Sankaran and Lakshmanan travel to Hyderabad carrying Janaki's photo and question different brothel owners about the girl in the photo. One of the brothel owners says she has seen her before and that she was sold to someone in Bombay. Sankaran and Lakshmanan travel to Bombay and after doing some searching around, they finally find a prostitute that looks identical to Janaki. She says her name is Madhavi, and that many years ago, her father who was a lawyer in Ambur made her mother Mangala Devi pregnant and left her without marrying her. She says that after Mangala Devi died, she searched for her father, but couldn't find him. She shows them a photo of her father and her mother. Sankaran realises that the man in the photo is a young looking Vedalingam.

Sankaran takes Madhavi to meet Vedalingam, and Vedalingam acknowledges she is his daughter, but refuses to accept her as his daughter in society, as that would spoil his image.
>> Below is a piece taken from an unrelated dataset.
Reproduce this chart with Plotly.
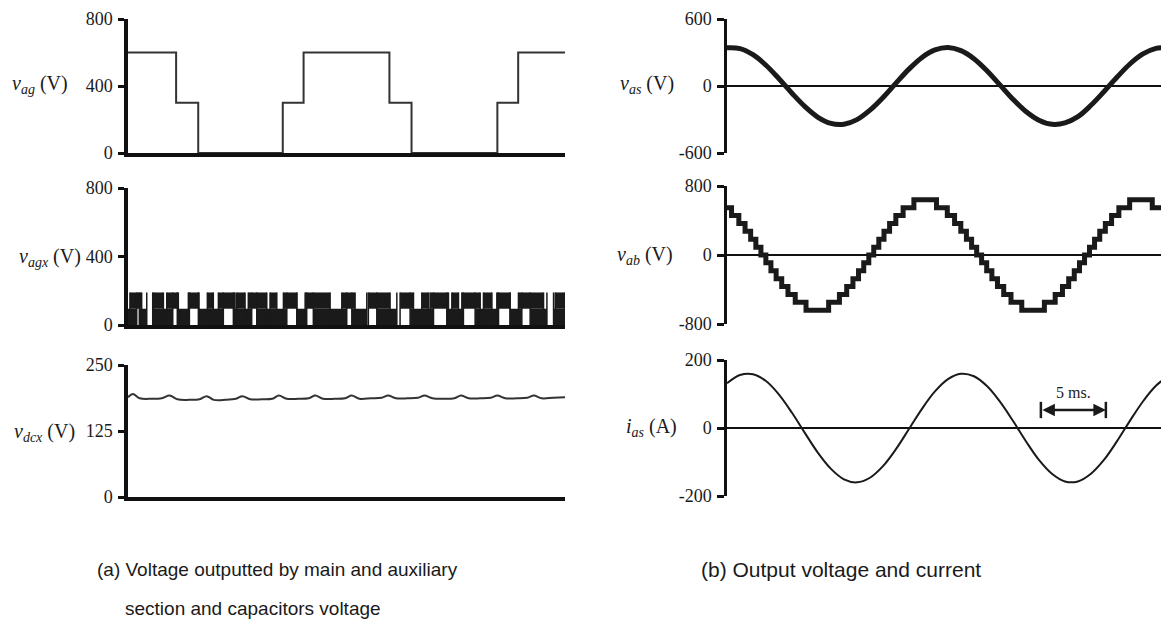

Sankaran and Lakshmanan also realise that before they reveal Madhavi's story to Ponnambalam's family and send Janaki there, they need to make sure that Ponnambalam and his family will accept Janaki with a whole heart. So they decide to play a game. They ask Madhavi to dress like Janaki and live with her father for some time and take him to visit different temples for a few weeks, for a change of mind. They arrange fake police to tell Ponnambalam and Kausalya that Janaki killed herself. After a few days, they ask Janaki to dress like Madhavi, and take her to Ponnambalam's house. Ponnambalam, Bharathan, Raman and Kausalya are shocked to see Madhavi, and realise that they made a mistake of accusing Janaki. Finally Sankaran suggests that for all the sins that they had done, they need to get Madhavi married to one of their three sons. After much hesitation, Ponnambalam and Kausalya agree. Since Bharathan had already slept with Madhavi in the Hyderabad brothel, he volunteers to marry Madhavi. During the wedding, the real Madhavi brings Vedalingam and comes and stops the wedding between Bharathan and Janaki. Vedalingam accepts that he cheated Mangala Devi many years ago, and both Janaki and Madhavi are his daughters, and that he takes full responsibility for Madhavi's ruined life. Janaki and Raman are re-united. Madhavi says she cannot marry Bharathan as she feels she does not belong in their family, and that she needs to spend some time alone to think what to do with her life. She thanks Sankaran for all his help, and leaves with her father. Lakshmanan and Bhanu also get married, on the same wedding premises.

==Production==
Oorukku Upadesam is based on Visu's 1974 play Sirithu Konde Azhugirom. The film's screenplay was written by his brother-in-law Kuriakose Ranga. A scene was shot at a house at Venus Colony.
== Soundtrack ==
The soundtrack was composed by Vijay Anand, previously a stage play composer. This became his film debut after his first signed film, Naanayam Illatha Naanayam, was delayed.

Track listing
| No. | Title | Lyrics | Singer(s) | Length |
|---|---|---|---|---|
| 1. | "Thara Vaa" | Vairamuthu | Vani Jairam |  |
| 2. | "Hey Raja" | Muthulingam | S. P. Balasubrahmanyam, S. Janaki |  |
| 3. | "Aasai Undaguthu" | Idhayachandran | S. Janaki |  |
| 4. | "Kathaiya" | Vairamuthu | S. P. Balasubrahmanyam |  |

== Critical reception ==
Kalki positively reviewed the film for its story. Balumani of Anna praised acting, music, dialogues, cinematography and editing and noted the story flows smoothly until the break, then it gets a little confusing and called the ending lacklustre.